Let for integers $n\geq 1$, the radical of an integer $\operatorname{rad}(n)$, see the definition from this Wikipedia. Is a famous multiplicative function since it is related to the abc conjecture. I am thinking different versions of the so-called $3x+1$ problem , that is Collatz conjecture, see this Wikipedia. There were in the literature different variations of such problem, but I don't know if next definition/variation was in the literature, or well if one can deduce easily statements in contrast with the Collatz conjecture.
Question. I define for integers $n\geq 1$ $$ f(n) := \begin{cases} \frac{\operatorname{rad}(n)}{2} & \text {if $\gcd(2,n)=0$} \\ \operatorname{rad}(3n+1) & \text {if $\gcd(2,n)=1,$} \end{cases} $$ for same recurrence of those $a_i$ of the Collatz conjecture, I am saying the recurrence of previous reference.
Q1) Do you know if my creation was in the literature? In this case refer the literature and I try to find and read some aspect of those calculations. Alternatively, provide us some feedback about if do you think that this definition should be interesting.

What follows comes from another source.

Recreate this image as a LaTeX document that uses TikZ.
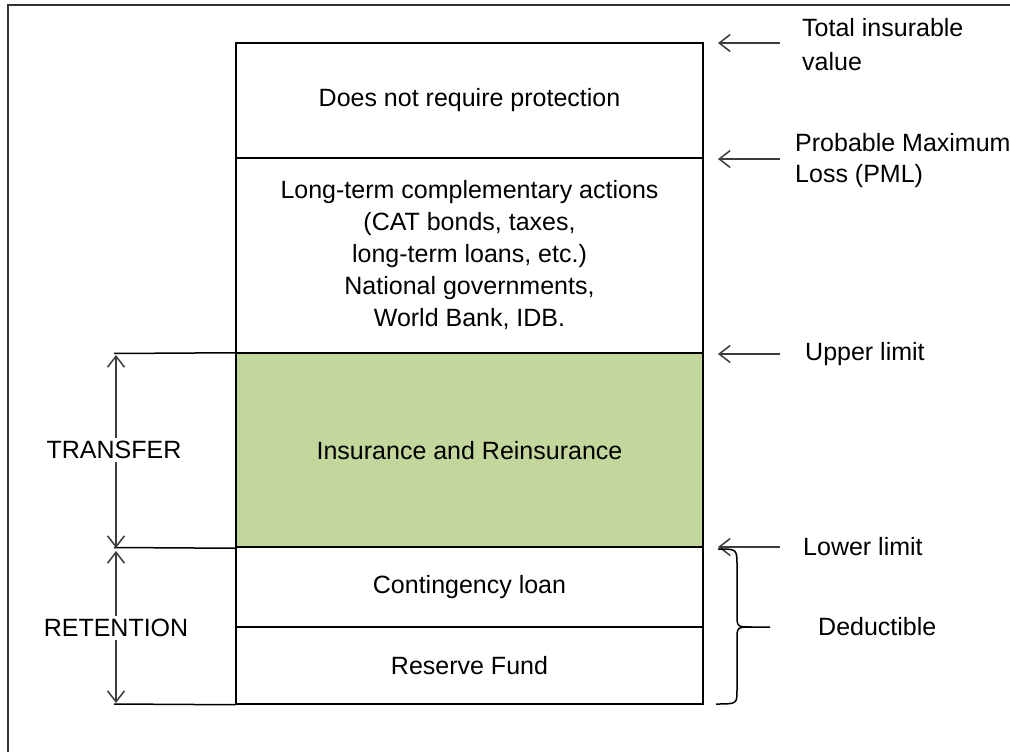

Q2) I know few facts about the nature of the radical of an integer, my intuition tell me that the sequences defined from this algorithm should attain an end (read a cycle containing $1$), and that should be easy to prove it. More fuzzy are my thoughts about if one can say something about the total stopping time. Is it possible to deduce some statement about the total stopping time as was defined from previous reference? Many thanks.
Example. The sequence for $n=3$ attains an end: here if there are no typos in my calculations $a_0=3$, $a_1=f(a_0)=\operatorname{rad}(3\cdot 3+1)$ since $3$ is odd, and since $10$ is squarefree one calculated $a_1$ as $10$. Thus from $a_2=f(a_1)=f(10):=\frac{10}{2}=5$ and from here one has $a_3=\operatorname{rad}(3\cdot 5+1)=2$ since $\gcd(2,5)=1$ and the only prime dividing $16$ is two. Then the calculation $a_4=\frac{2}{2}=1$ starts a cycle, because $f(1)=\operatorname{rad}(4)=2$.
One sure thing,it will alternate between $f_1(n)=rad(3n+1)$ and $f_2(n)=\frac{rad(n)}{2}$: $f_1(n)$ will produce an even number with only one factor 2,and $f_2(n)$ will cut it out. In some sense,it is equivalent to the $\frac{3n+1}{2^p}$,but at some point there will be a change of route when the $rad$ will cut other factors(e.g.3*161+1=2*2*11*11,this will be shortcuted to 11 which is not on the collatz path of 161). Perhaps it may lead to other cycles.